Je finis par le tripot. J'avoue que je suis honteux dans ma soixante et douzième année, de prendre encor quelque intérêt à ces misères; mais si la raison que j'ai eu l'honneur de vous alléguer vous touche, je vous aurai beaucoup d'obligation de vouloir bien permettre que les meilleurs acteurs jouent mes faibles ouvrages. Je vous demande mille pardon de vous importuner de cette bagatelle. Je peux vous assurer, et vous jurer par mon tendre et respectueux attachement pour vous, que Mr D'Argental n'a eu aucune part à la justice que je vous ai demandée.
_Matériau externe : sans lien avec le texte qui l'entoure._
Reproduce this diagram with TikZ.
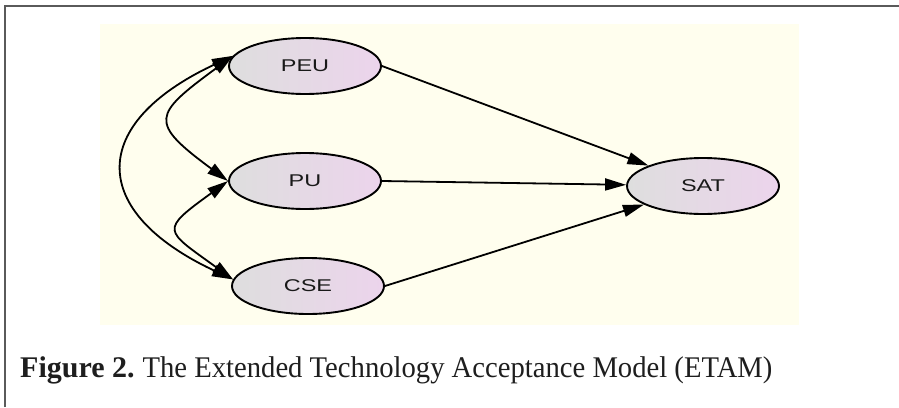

Je sais à n'en pouvoir douter, qu'il est au désespoir d'avoir perdu vos bonnes grâces. Il vous a obligation, il en est pénétré, et il ne se console point que son bienfaicteur le croie un ingrat. Vous savez que le tripot est le règne de la tracasserie. Quelque bonne âme n'aura pas manqué de l'accuser d'avoir fait une brigue en ma faveur. Je crois que j'ai encore la lettre de Grandval, par laquelle il me demandait les rôles que je lui ai donnés; mais encor une fois je n'insiste sur rien, je m'en remets à vôtre volonté et à vôtre bonté dans les petites choses comme dans les plus importantes.
Pardonnez à un vieux malade prèsque aveugle de s'être seulement souvenu qu'il y a un théâtre à Paris; je ne dois plus songer qu'à mourir tout doucement dans ma retraitte au milieu des neiges. C'est à la seule philosophie d'occuper mes derniers jours, et vos bontés seront ma consolation jusqu'au dernier moment de ma vie.